All great movies worthy of their fame and done in b/w for a reason.


----------



## NoCoPilot (Nov 9, 2020)

atsizat said:


> I wouldn't watch a black and white american movie from 1960s. It is not acceptable for the time. Not unless it is a Turkish movie.


Or Swedish.

Or Japanese.


----------



## Kreisler jr (Apr 21, 2021)

N Fowleri said:


> In the 1970's, in my middle-class American home, we only had a black-and-white television for several years.

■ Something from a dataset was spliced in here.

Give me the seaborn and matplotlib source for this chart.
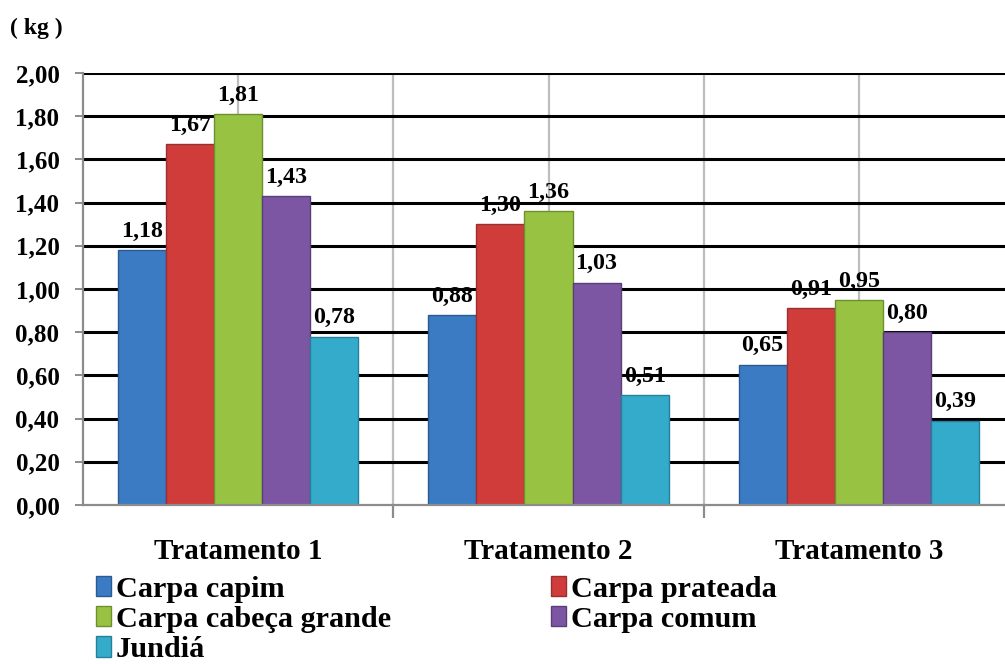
import matplotlib
matplotlib.use("Agg")
import matplotlib.pyplot as plt
import seaborn as sns
import pandas as pd
from matplotlib.ticker import FixedLocator, FuncFormatter
from matplotlib.patches import Patch

# ---- data ----
tratamentos = ["Tratamento 1", "Tratamento 2", "Tratamento 3"]
especies = ["Carpa capim", "Carpa prateada", "Carpa cabeça grande", "Carpa comum", "Jundiá"]
carpa_capim = [1.18, 0.88, 0.65]
carpa_prateada = [1.67, 1.30, 0.91]
carpa_cabeca_grande = [1.81, 1.36, 0.95]
carpa_comum = [1.43, 1.03, 0.80]
jundia = [0.78, 0.51, 0.39]
y_ticks = [0.0, 0.2, 0.4, 0.6, 0.8, 1.0, 1.2, 1.4, 1.6, 1.8, 2.0]
unit_label = "( kg )"

series = [carpa_capim, carpa_prateada, carpa_cabeca_grande, carpa_comum, jundia]
colors = ["#3b7bc4", "#cf3c3a", "#98c342", "#7c56a3", "#35abcb"]
edges = ["#2a5a92", "#973030", "#6d8f2e", "#5a3e7a", "#26809a"]

rows = []
for sp, vals in zip(especies, series):
    for t, v in zip(tratamentos, vals):
        rows.append({"Tratamento": t, "Espécie": sp, "valor": v})
df = pd.DataFrame(rows)

sns.set_theme(style="white")
plt.rcParams["font.family"] = ["Liberation Serif", "DejaVu Serif"]
plt.rcParams["font.weight"] = "bold"
plt.rcParams["text.color"] = "black"
plt.rcParams["xtick.labelcolor"] = "black"
plt.rcParams["ytick.labelcolor"] = "black"

fig = plt.figure(figsize=(10.05, 6.64), dpi=100)
W, H = 1005, 664
left_px, right_px, top_px, bot_px = 83, 1014, 73, 505
ax = fig.add_axes([left_px / W, 1 - bot_px / H, (right_px - left_px) / W, (bot_px - top_px) / H])

sns.barplot(data=df, x="Tratamento", y="valor", hue="Espécie", hue_order=especies,
            order=tratamentos, palette=colors, width=0.775, ax=ax, saturation=1,
            errorbar=None, legend=False, zorder=3)

for cont, ec in zip(ax.containers, edges):
    for p in cont:
        p.set_edgecolor(ec)
        p.set_linewidth(1.0)

fmt = lambda v: f"{v:.2f}".replace(".", ",")
for cont, vals in zip(ax.containers, series):
    ax.bar_label(cont, labels=[fmt(v) for v in vals], padding=6,
                 fontsize=17.3, fontweight="bold", color="black", zorder=5)

ax.set_xlim(-0.5, 2.5)
ax.set_ylim(0, 2.0)
ax.yaxis.set_major_locator(FixedLocator(y_ticks))
ax.yaxis.set_major_formatter(FuncFormatter(lambda v, p: fmt(v)))

# horizontal black gridlines
for yv in y_ticks[1:]:
    ax.axhline(yv, color="black", lw=2.2, zorder=1)
# vertical grey gridlines at centers and boundaries
for xv in [0, 0.5, 1, 1.5, 2]:
    ax.axvline(xv, color="#bdbdbd", lw=1.6, zorder=0.5)

ax.set_xlabel("")
ax.set_ylabel("")
for s in ["top", "right"]:
    ax.spines[s].set_visible(False)
for s in ["left", "bottom"]:
    ax.spines[s].set_color("#8c8c8c")
    ax.spines[s].set_linewidth(1.6)
    ax.spines[s].set_zorder(4)

ax.tick_params(axis="y", length=6, width=1.4, color="#8c8c8c", labelsize=18, pad=11,
               left=True, labelcolor="black")
ax.tick_params(axis="x", which="major", length=0, labelsize=21, pad=24, bottom=True,
               labelcolor="black")
ax.set_xticks([0.5, 1.5], minor=True)
ax.tick_params(axis="x", which="minor", length=9, width=1.6, color="#8c8c8c", bottom=True)
for lab in ax.get_xticklabels() + ax.get_yticklabels():
    lab.set_fontweight("bold")

fig.text(10 / W, 1 - 28 / H, unit_label, fontsize=17, fontweight="bold", va="center", ha="left")

handles = [Patch(facecolor=c, edgecolor=e, linewidth=1) for c, e in zip(colors, edges)]
order = [0, 2, 4, 1, 3]
leg = fig.legend([handles[i] for i in order], [especies[i] for i in order],
                 ncol=2, loc="upper left", bbox_to_anchor=(96 / W, 1 - 576 / H),
                 frameon=False, fontsize=21.8, handlelength=0.5, handleheight=0.65,
                 handletextpad=0.15, labelspacing=0.1, columnspacing=5.3,
                 borderaxespad=0, borderpad=0)
for t in leg.get_texts():
    t.set_fontweight("bold")
    t.set_color("black")

fig.savefig("out.png", dpi=100)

I also grew up with b/w TV; I recall that as a kid around 1980 I was so used to b/w that I found color TV when I saw it at friends' or relatives very artificial and many color TVs of that time looked rather artificial or were in any case not well adjusted in contrast/saturation etc. (In Germany color TV started only in 1967.) This was also funny because I had no clue about the actual colors of muppets or cartoon characters, unless I saw them in a printed magazine.


----------



## Forster (Apr 22, 2021)

We didn't have colour TV til 1973, by which time I'd got well used to B&W for everything.

It was reported that Hitchcock didn't choose to make Psycho in B&W...the studio that finally agreed to make it wouldn't give him the budget for colour. This must surely have been the case for any number of movies?


----------



## bagpipers (Jun 29, 2013)

Most American TV shows from the 50's 
Leave it to Beaver
Andy Griffith etc..... all back&white most 50's movies I know were all black&white

James Bond came in the early 60's and was in color .I'd say by 1965 everything was solidly in color.


----------



## Forster (Apr 22, 2021)

"Color television sets finally surpassed black & white in 1972 (>50%)."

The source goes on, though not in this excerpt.